Spectral statistics across the many-body localization transition

The many-body localization transition (MBLT) between ergodic and many-body localized phases in disordered interacting systems is a subject of much recent interest. The statistics of eigenenergies is known to be a powerful probe of crossovers between ergodic and integrable systems in simpler examples of quantum chaos. We consider the evolution of the spectral statistics across the MBLT, starting with mapping to a Brownian motion process that analytically relates the spectral properties to the statistics of matrix elements. We demonstrate that the flow from Wigner-Dyson to Poisson statistics is a two-stage process.

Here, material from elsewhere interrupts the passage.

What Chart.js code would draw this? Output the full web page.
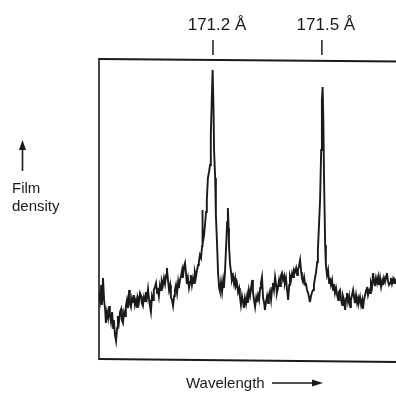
<!DOCTYPE html>
<html><head><meta charset="utf-8">
<script src="https://cdn.jsdelivr.net/npm/chart.js@4"></script>
<style>html,body{margin:0;padding:0;background:#fff;overflow:hidden}#wrap{width:400px;height:395px}</style>
</head><body><div id="wrap"><canvas id="c"></canvas></div>
<script>
const wavelength = [170.886,170.889,170.892,170.894,170.897,170.900,170.903,170.905,170.908,170.911,170.914,170.916,170.919,170.922,170.925,170.927,170.930,170.933,170.936,170.938,170.941,170.944,170.947,170.949,170.952,170.955,170.958,170.960,170.963,170.966,170.969,170.971,170.974,170.977,170.980,170.982,170.985,170.988,170.991,170.993,170.996,170.999,171.002,171.004,171.007,171.010,171.013,171.015,171.018,171.021,171.024,171.026,171.029,171.032,171.035,171.037,171.040,171.043,171.046,171.048,171.051,171.054,171.057,171.059,171.062,171.065,171.068,171.071,171.073,171.076,171.079,171.082,171.084,171.087,171.090,171.093,171.095,171.098,171.101,171.104,171.106,171.109,171.112,171.115,171.117,171.120,171.123,171.126,171.128,171.131,171.134,171.137,171.139,171.142,171.145,171.148,171.150,171.153,171.156,171.159,171.161,171.164,171.167,171.170,171.1705,171.172,171.175,171.178,171.181,171.183,171.186,171.189,171.192,171.194,171.197,171.199,171.2015,171.203,171.206,171.208,171.211,171.214,171.217,171.219,171.222,171.225,171.228,171.230,171.233,171.236,171.239,171.241,171.243,171.244,171.247,171.250,171.252,171.255,171.258,171.261,171.263,171.266,171.269,171.272,171.274,171.277,171.280,171.283,171.285,171.288,171.291,171.294,171.296,171.299,171.302,171.305,171.308,171.310,171.313,171.316,171.319,171.321,171.324,171.327,171.330,171.332,171.335,171.338,171.341,171.343,171.346,171.349,171.352,171.354,171.357,171.360,171.363,171.365,171.368,171.371,171.374,171.376,171.379,171.382,171.385,171.387,171.390,171.393,171.396,171.398,171.401,171.404,171.407,171.410,171.412,171.415,171.418,171.421,171.423,171.426,171.429,171.432,171.434,171.437,171.440,171.443,171.445,171.448,171.451,171.454,171.456,171.459,171.462,171.465,171.467,171.470,171.473,171.476,171.478,171.481,171.484,171.487,171.489,171.492,171.495,171.498,171.500,171.502,171.504,171.506,171.509,171.511,171.514,171.517,171.520,171.522,171.525,171.528,171.531,171.533,171.536,171.539,171.542,171.545,171.547,171.550,171.553,171.556,171.558,171.561,171.564,171.567,171.569,171.572,171.575,171.578,171.580,171.583,171.586,171.589,171.591,171.594,171.597,171.600,171.602,171.605,171.608,171.611,171.613,171.616,171.619,171.622,171.624,171.627,171.630,171.633,171.635,171.638,171.641,171.644,171.646,171.649,171.652,171.655,171.657,171.660,171.663,171.666,171.668,171.671,171.674,171.677,171.679,171.682,171.685,171.688,171.690,171.693,171.696,171.699,171.701,171.704,171.707,171.709];
const filmDensity = [0.67,0.59,0.74,0.54,0.81,0.59,0.49,0.36,0.47,0.41,0.53,0.44,0.37,0.47,0.31,0.39,0.24,0.18,0.31,0.43,0.37,0.47,0.50,0.39,0.36,0.47,0.43,0.53,0.59,0.51,0.69,0.56,0.52,0.61,0.57,0.64,0.54,0.59,0.52,0.61,0.57,0.66,0.63,0.56,0.53,0.62,0.58,0.67,0.61,0.70,0.59,0.54,0.47,0.63,0.59,0.69,0.72,0.76,0.66,0.71,0.63,0.74,0.69,0.78,0.74,0.81,0.75,0.84,0.91,0.79,0.69,0.74,0.62,0.59,0.53,0.63,0.69,0.74,0.66,0.77,0.71,0.79,0.83,0.89,0.81,0.92,0.96,0.84,0.75,0.81,0.71,0.77,0.84,0.74,0.81,0.76,0.87,0.82,0.89,0.94,0.97,1.04,1.01,1.13,1.49,1.15,1.23,1.34,1.47,1.59,1.81,1.87,1.94,2.24,2.64,2.89,2.49,2.09,1.81,1.44,1.17,0.86,0.71,0.68,0.77,0.67,0.78,0.71,0.87,1.11,1.37,1.51,1.31,1.14,0.95,0.86,0.79,0.83,0.75,0.81,0.73,0.76,0.67,0.71,0.63,0.54,0.63,0.57,0.51,0.61,0.55,0.63,0.56,0.69,0.63,0.71,0.79,0.67,0.59,0.52,0.61,0.57,0.64,0.59,0.71,0.76,0.82,0.61,0.56,0.49,0.57,0.63,0.56,0.64,0.68,0.59,0.71,0.76,0.69,0.82,0.74,0.66,0.71,0.79,0.73,0.83,0.86,0.79,0.83,0.76,0.81,0.69,0.59,0.74,0.83,0.79,0.86,0.82,0.89,0.87,0.91,0.84,0.89,0.93,0.99,0.87,0.81,0.77,0.82,0.74,0.76,0.69,0.66,0.61,0.57,0.63,0.67,0.69,0.74,0.81,0.87,0.97,1.09,1.34,1.59,2.09,2.59,2.72,2.39,1.79,1.14,0.94,0.84,0.89,0.76,0.81,0.74,0.79,0.69,0.75,0.66,0.71,0.64,0.59,0.67,0.69,0.59,0.54,0.63,0.59,0.49,0.61,0.66,0.57,0.63,0.52,0.59,0.64,0.69,0.61,0.56,0.64,0.56,0.61,0.57,0.62,0.54,0.59,0.50,0.59,0.64,0.69,0.72,0.64,0.69,0.66,0.76,0.72,0.86,0.77,0.73,0.81,0.76,0.82,0.74,0.81,0.72,0.78,0.74,0.81,0.77,0.83,0.86,0.78,0.74,0.76,0.81,0.75,0.80,0.76,0.79,0.77,0.81,0.75];
const lineLabels = ['171.2 Å', '171.5 Å'];
const lineWavelengths = [171.2, 171.5];
const yAxisLabel = ['Film', 'density'];
const xAxisLabel = 'Wavelength';

const points = wavelength.map((w, i) => ({x: w, y: filmDensity[i]}));
const ink = '#1a1a1a';
const FONT = '"Liberation Sans", Arial, Helvetica, sans-serif';

const decor = {
  id: 'decor',
  afterDraw(chart) {
    const {ctx, chartArea: a, scales} = chart;
    const xs = scales.x;
    ctx.save();
    ctx.strokeStyle = ink;
    ctx.lineCap = 'butt';
    // frame: top, left, bottom (right edge falls outside the view)
    ctx.lineWidth = 2;
    ctx.beginPath();
    ctx.moveTo(a.left, a.top); ctx.lineTo(a.right, a.top + 2.5);
    ctx.stroke();
    ctx.lineWidth = 1.6;
    ctx.beginPath();
    ctx.moveTo(a.left, a.top - 1); ctx.lineTo(a.left, a.bottom + 1);
    ctx.stroke();
    ctx.lineWidth = 2;
    ctx.beginPath();
    ctx.moveTo(a.left, a.bottom); ctx.lineTo(a.right, a.bottom + 3);
    ctx.stroke();
    // line markers above the frame
    ctx.fillStyle = ink;
    ctx.font = '17px ' + FONT;
    ctx.textAlign = 'center';
    ctx.textBaseline = 'alphabetic';
    lineWavelengths.forEach((w, i) => {
      const px = xs.getPixelForValue(w);
      ctx.lineWidth = 1.5;
      ctx.beginPath();
      ctx.moveTo(px, a.top - 19); ctx.lineTo(px, a.top - 4);
      ctx.stroke();
      ctx.fillText(lineLabels[i], px + 4, a.top - 29);
    });
    // y axis label with arrow
    ctx.lineWidth = 1.6;
    ctx.beginPath();
    ctx.moveTo(22.5, 171); ctx.lineTo(22.5, 147);
    ctx.stroke();
    ctx.beginPath();
    ctx.moveTo(22.5, 140); ctx.lineTo(19, 150); ctx.lineTo(26, 150); ctx.closePath();
    ctx.fill();
    ctx.textAlign = 'left';
    ctx.font = '15px ' + FONT;
    ctx.fillText(yAxisLabel[0], 12, 193);
    ctx.fillText(yAxisLabel[1], 12, 211);
    // x axis label with arrow
    ctx.font = '15px ' + FONT;
    ctx.textAlign = 'left';
    ctx.fillText(xAxisLabel, 186, 388);
    ctx.lineWidth = 1.6;
    ctx.beginPath();
    ctx.moveTo(272, 383); ctx.lineTo(314, 383);
    ctx.stroke();
    ctx.beginPath();
    ctx.moveTo(323, 383); ctx.lineTo(312, 379.5); ctx.lineTo(312, 386.5); ctx.closePath();
    ctx.fill();
    ctx.restore();
  }
};

new Chart(document.getElementById('c'), {
  type: 'line',
  data: { datasets: [{ data: points, borderColor: ink, borderWidth: 1.9, pointRadius: 0, tension: 0, fill: false }] },
  options: {
    responsive: true, maintainAspectRatio: false, animation: false,
    layout: { padding: { left: 99, right: 1, top: 59, bottom: 36 } },
    plugins: { legend: { display: false }, tooltip: { enabled: false } },
    scales: {
      x: { type: 'linear', display: false, min: 170.886, max: 171.7124 },
      y: { type: 'linear', display: false, min: 0, max: 3.0 }
    }
  },
  plugins: [decor]
});
</script>
</body></html>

First, a fractal enhancement of matrix elements upon approaching the MBLT from the delocalized side produces an effective power-law interaction between energy levels, and leads to a plasma model for level statistics. At the second stage, the gas of eigenvalues has local interactions and the level statistics belongs to a semi-Poisson universality class. We verify our findings numerically on the XXZ spin chain. We provide a microscopic understanding of the level statistics across the MBLT and discuss implications for the transition that are strong constraints on possible theories.

Figure 1

(Top) Random walk in a space of Hamiltonians induces a stochastic process on the eigenenergies. The interaction between eigenlevels is set by a potential energy $U(s_i-s_j)$. (Bottom) The evolution of the interaction between levels $U\left(s\right)$ across the MBL transition determines the level statistics.

Figure 2

Averaged function $c\left(E\right)$ evolves from being almost flat at low disorder $\left(W=0.5\right)$ to a power-law decay. Note that for the intermediate values of disorder, the matrix element is enhanced at small energy differences compared to the limit of weak disorder.

Figure 3

(a) Evolution of level spacing distributions as the system is tuned towards the MBL phase. Points represent data for $L=16$, while solid lines are best fits with a two-parameter distribution (7). Red and black dashed lines correspond to Poisson and Wigner-Dyson distributions. (b) The exponent ${\gamma }_P$, controlling the tails of the level statistics, flows with $L$ for $W\lesssim 2.5$, but is constant in the vicinity of MBLT $W_c\approx 3.6$. (c) In contrast, $\beta$, controlling the level repulsion, remains constant for $W\lesssim 2$, and starts to flow closer to the MBLT.